• WHAT IS EXPECTED:
Where the string "picture" occurs in the material below, report the whole line.

— START OF DATASET EXCERPTS —

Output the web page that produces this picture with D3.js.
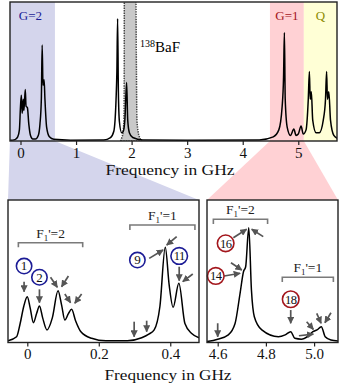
<!DOCTYPE html>
<html><head><meta charset="utf-8">
<script src="https://cdn.jsdelivr.net/npm/d3@7"></script>
<style>
body{margin:0;background:#fff;}
text{font-family:"Liberation Serif","DejaVu Serif",serif;}
</style></head><body>
<svg id="c" width="340" height="387"></svg>
<script>
// ---------- DATA ----------
// overview spectrum: [frequency GHz, relative intensity]
const overviewSpectrum = [
 [-0.19,0.005],[-0.1,0.01],[-0.05,0.03],[-0.02,0.08],[0.0,0.25],[0.015,0.33],[0.03,0.2],[0.05,0.3],[0.062,0.22],
 [0.086,0.37],[0.1,0.25],[0.124,0.24],[0.15,0.12],[0.18,0.04],[0.22,0.015],[0.27,0.015],[0.32,0.04],[0.35,0.12],
 [0.375,0.3],[0.39,0.69],[0.405,0.4],[0.425,0.44],[0.44,0.3],[0.47,0.1],[0.52,0.03],[0.6,0.012],[0.9,0.006],
 [1.5,0.008],[1.62,0.025],[1.68,0.07],[1.72,0.3],[1.735,0.5],[1.748,0.88],[1.762,0.35],[1.78,0.14],[1.82,0.06],
 [1.85,0.07],[1.88,0.16],[1.91,0.42],[1.93,0.15],[1.96,0.06],[2.02,0.025],[2.2,0.008],[3.0,0.005],[4.3,0.008],
 [4.55,0.03],[4.65,0.08],[4.71,0.25],[4.735,0.46],[4.75,0.78],[4.765,0.3],[4.8,0.1],[4.86,0.04],[4.92,0.086],
 [4.96,0.04],[5.0,0.05],[5.05,0.108],[5.09,0.05],[5.14,0.08],[5.18,0.3],[5.2,0.5],[5.215,0.3],[5.235,0.355],
 [5.26,0.15],[5.32,0.06],[5.38,0.06],[5.45,0.15],[5.49,0.3],[5.51,0.5],[5.525,0.3],[5.55,0.355],[5.58,0.15],
 [5.64,0.04],[5.7,0.02]
];
// 138BaF reference peak (clipped at top)
const bariumPeak = [
 [1.80,0],[1.82,0.02],[1.845,0.06],[1.862,0.16],[1.867,0.5],[1.87,1.5],[1.97,3],[2.07,1.5],[2.087,0.5],
 [2.095,0.16],[2.12,0.06],[2.15,0.02],[2.18,0]
];
// G=2 zoomed spectrum
const g2Spectrum = [
 [-0.054,0.009],[-0.03,0.037],[-0.02,0.13],[-0.01,0.25],[0.0,0.319],[0.008,0.24],[0.017,0.136],[0.026,0.2],[0.034,0.254],
 [0.043,0.17],[0.055,0.085],[0.07,0.17],[0.086,0.361],[0.096,0.26],[0.105,0.155],[0.115,0.2],[0.124,0.23],
 [0.135,0.15],[0.15,0.072],[0.18,0.026],[0.22,0.008],[0.28,0.009],[0.32,0.03],[0.34,0.056],[0.355,0.085],
 [0.371,0.25],[0.386,0.667],[0.397,0.4],[0.408,0.244],[0.424,0.413],[0.441,0.13],[0.46,0.06],[0.4804,0.03]
];
// G=1 zoomed spectrum
const g1Spectrum = [
 [4.556,0.003],[4.6,0.02],[4.644,0.05],[4.672,0.13],[4.693,0.345],[4.707,0.495],[4.716,0.53],[4.729,0.805],
 [4.74,0.366],[4.752,0.178],[4.783,0.085],[4.852,0.037],[4.88,0.05],[4.903,0.073],[4.92,0.026],[4.947,0.02],
 [4.975,0.042],[4.995,0.073],[5.012,0.085],[5.03,0.108],[5.046,0.037],[5.07,0.014],[5.099,0.007]
];
const overviewTicks = [0,1,2,3,4,5];
const g2Ticks = [0,0.2,0.4];
const g2TickLabels = ["0","0.2","0.4"];
const g1Ticks = [4.6,4.8,5.0];
const g1TickLabels = ["4.6","4.8","5.0"];
const axisTitle = "Frequency in GHz";
// highlighted regions in the overview
const regionNames = ["G=2","G=1","Q"];
const regionFrom = [-0.19,4.49,5.1];
const regionTo = [0.62,5.1,5.7];
// annotations, in data units: arrows [x1,y1,x2,y2]
const g2Arrows = [
 [-0.009,0.425,-0.009,0.354],[0.034,0.371,0.034,0.277],[0.065,0.456,0.084,0.385],[0.115,0.465,0.096,0.389],
 [0.105,0.338,0.121,0.277],[0.152,0.338,0.133,0.273],[0.299,0.143,0.299,0.037],[0.334,0.15,0.334,0.073],
 [0.341,0.589,0.380,0.648],[0.418,0.742,0.39,0.683],[0.425,0.53,0.425,0.432],[0.463,0.479,0.435,0.425]
];
const g2CircleX = [-0.009,0.034,0.308,0.425];
const g2CircleY = [0.535,0.456,0.577,0.606];
const g2CircleLabels = ["1","2","9","11"];
const g1Arrows = [
 [4.6,0.132,4.6,0.037],[4.627,0.465,4.693,0.484],[4.655,0.558,4.7,0.507],[4.665,0.734,4.72,0.794],
 [4.789,0.742,4.741,0.794],[4.903,0.225,4.903,0.132],[4.937,0.044,4.997,0.056],[4.969,0.143,4.997,0.089],
 [5.011,0.202,5.029,0.132],[5.07,0.206,5.045,0.136]
];
const g1CircleX = [4.592,4.633,4.903];
const g1CircleY = [0.465,0.695,0.301];
const g1CircleLabels = ["14","16","18"];
// brackets [x1,x2,y,yEnd]
const g2Brackets = [[-0.025,0.155,0.699,0.667],[0.287,0.469,0.824,0.789]];
const g2BracketLabels = ["2","1"];
const g1Brackets = [[4.582,4.807,0.864,0.831],[4.868,5.08,0.456,0.423]];
const g1BracketLabels = ["2","1"];

// ---------- DRAWING ----------
const svg = d3.select("#c");
const blueFill="#d4d5ec", redFill="#ffd1d4", yellowFill="#ffffd6";
const regionFills=[blueFill,redFill,yellowFill];
const regionText=["#1c1c96","#a3161c","#8c8c00"];

const topP = {x0:10,x1:337,y0:2,y1:141};
const xO = d3.scaleLinear().domain([-0.189,5.697]).range([topP.x0,topP.x1]);
const yO = d3.scaleLinear().domain([0,1]).range([141,2]);
const bl = {x0:8,x1:199,y0:200,y1:342.5};
const br = {x0:207,x1:338,y0:200,y1:342.5};
const xL = d3.scaleLinear().domain([-0.054,0.4804]).range([bl.x0,bl.x1]);
const xR = d3.scaleLinear().domain([4.5556,5.0992]).range([br.x0,br.x1]);
const yB = d3.scaleLinear().domain([0,1]).range([342,200]);

const defs = svg.append("defs");
defs.append("marker").attr("id","ah").attr("viewBox","0 0 10 10").attr("refX",9).attr("refY",5)
 .attr("markerWidth",4.2).attr("markerHeight",4.2).attr("markerUnits","strokeWidth").attr("orient","auto")
 .append("path").attr("d","M0,0 L10,5 L0,10 z").attr("fill","#555");
function clip(id,p){defs.append("clipPath").attr("id",id).append("rect").attr("x",p.x0).attr("y",p.y0).attr("width",p.x1-p.x0).attr("height",p.y1-p.y0);}
clip("cT",topP);clip("cL",bl);clip("cR",br);

// cones
svg.append("polygon").attr("fill",blueFill)
 .attr("points",[[xO(regionFrom[0]),topP.y1],[xO(regionTo[0]),topP.y1],[bl.x1,bl.y0],[bl.x0,bl.y0]].join(" "));
svg.append("polygon").attr("fill",redFill)
 .attr("points",[[xO(regionFrom[1]),topP.y1],[xO(regionTo[1]),topP.y1],[br.x1,br.y0],[br.x0,br.y0]].join(" "));

// overview regions
const gT = svg.append("g");
regionNames.forEach((n,i)=>{
  const a=Math.max(xO(regionFrom[i]),topP.x0), b=Math.min(xO(regionTo[i]),topP.x1);
  gT.append("rect").attr("x",a).attr("y",topP.y0).attr("width",b-a).attr("height",topP.y1-topP.y0).attr("fill",regionFills[i]);
  gT.append("text").attr("x",(a+b)/2+(i==0?-2:0)).attr("y",20).attr("text-anchor","middle").attr("font-size",13)
   .attr("fill",regionText[i]).text(n);
});
const line = (xs,ys)=>d3.line().x(d=>xs(d[0])).y(d=>ys(d[1])).curve(d3.curveMonotoneX);
const area = d3.area().x(d=>xO(d[0])).y0(yO(0)).y1(d=>yO(d[1])).curve(d3.curveMonotoneX);
const gTc = gT.append("g").attr("clip-path","url(#cT)");
gTc.append("path").datum(bariumPeak).attr("d",area).attr("fill","#c9c9c9").attr("stroke","#444")
 .attr("stroke-width",1.5).attr("stroke-dasharray","1.4,1.1");
gTc.append("path").datum(overviewSpectrum).attr("d",line(xO,yO)).attr("fill","none").attr("stroke","#000").attr("stroke-width",1.5);
const bt = gT.append("text").attr("x",140).attr("y",52).attr("font-size",15);
bt.append("tspan").attr("font-size",10).attr("dy",-5.5).text("138");
bt.append("tspan").attr("dy",5.5).text("BaF");

// axes
function axis(xs,ticks,labels,y){
  const g=svg.append("g").attr("transform",`translate(0,${y})`);
  g.call(d3.axisBottom(xs).tickValues(ticks).tickFormat((d,i)=>labels[i]).tickSize(4).tickPadding(2));
  g.select(".domain").remove();
  g.selectAll(".tick line").attr("stroke","#222").attr("stroke-width",1.2);
  g.selectAll(".tick text").attr("font-family",'"Liberation Serif",serif').attr("font-size",15).attr("fill","#111");
}
axis(xO,overviewTicks,overviewTicks.map(String),topP.y1);
axis(xL,g2Ticks,g2TickLabels,bl.y1);
axis(xR,g1Ticks,g1TickLabels,br.y1);
svg.append("text").attr("x",170).attr("y",174.5).attr("text-anchor","middle").attr("font-size",14.5)
 .attr("textLength",129).attr("lengthAdjust","spacingAndGlyphs").attr("fill","#111").text(axisTitle);
svg.append("text").attr("x",168).attr("y",380).attr("text-anchor","middle").attr("font-size",14.5)
 .attr("textLength",127).attr("lengthAdjust","spacingAndGlyphs").attr("fill","#111").text(axisTitle);

// bottom panels
function panel(p,xs,spec,arrows,cx,cy,cl,col,brs,brl,cid){
  svg.append("rect").attr("x",p.x0).attr("y",p.y0).attr("width",p.x1-p.x0).attr("height",p.y1-p.y0).attr("fill","#fff");
  const g=svg.append("g");
  g.append("g").attr("clip-path",`url(#${cid})`).append("path").datum(spec).attr("d",line(xs,yB))
   .attr("fill","none").attr("stroke","#000").attr("stroke-width",1.5);
  brs.forEach((b,i)=>{
    g.append("path").attr("d",`M${xs(b[0])},${yB(b[3])}V${yB(b[2])}H${xs(b[1])}V${yB(b[3])}`)
     .attr("fill","none").attr("stroke","#7a7a7a").attr("stroke-width",1.6);
    const t=g.append("text").attr("x",(xs(b[0])+xs(b[1]))/2).attr("y",yB(b[2])-5).attr("text-anchor","middle").attr("font-size",13.5).attr("fill","#222");
    t.append("tspan").text("F");
    t.append("tspan").attr("font-size",9).attr("dy",3).text("1");
    t.append("tspan").attr("dy",-3).text("'="+brl[i]);
  });
  arrows.forEach(a=>{
    g.append("line").attr("x1",xs(a[0])).attr("y1",yB(a[1])).attr("x2",xs(a[2])).attr("y2",yB(a[3]))
     .attr("stroke","#555").attr("stroke-width",1.7).attr("marker-end","url(#ah)");
  });
  cl.forEach((l,i)=>{
    const r = l.length>1?8.3:7.7;
    g.append("circle").attr("cx",xs(cx[i])).attr("cy",yB(cy[i])).attr("r",r).attr("fill","none")
     .attr("stroke",col).attr("stroke-width",1.6);
    g.append("text").attr("x",xs(cx[i])).attr("y",yB(cy[i])+4.3).attr("text-anchor","middle").attr("font-size",l.length>1?12.5:13)
     .attr("letter-spacing",l.length>1?-0.6:0).attr("fill","#111").text(l);
  });
}
panel(bl,xL,g2Spectrum,g2Arrows,g2CircleX,g2CircleY,g2CircleLabels,"#1c1c96",g2Brackets,g2BracketLabels,"cL");
panel(br,xR,g1Spectrum,g1Arrows,g1CircleX,g1CircleY,g1CircleLabels,"#a3161c",g1Brackets,g1BracketLabels,"cR");

// frames
[topP,bl,br].forEach(p=>svg.append("rect").attr("x",p.x0).attr("y",p.y0).attr("width",p.x1-p.x0).attr("height",p.y1-p.y0)
 .attr("fill","none").attr("stroke","#222").attr("stroke-width",1.4));
</script></body></html>
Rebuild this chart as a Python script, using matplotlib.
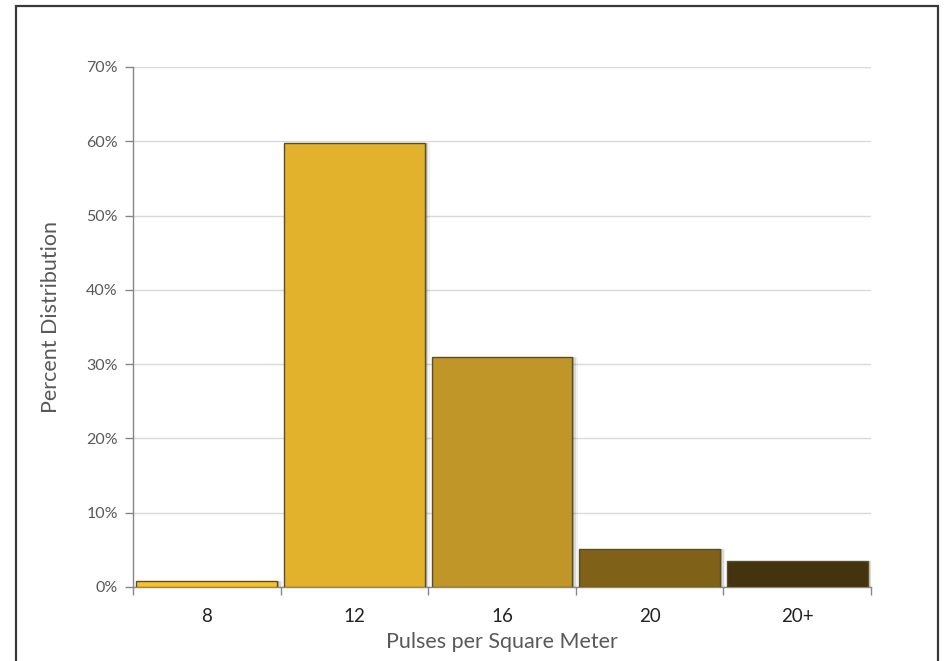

— END OF DATASET EXCERPTS —

• RESULT BELOW:
Output the web page that produces this picture with D3.js.

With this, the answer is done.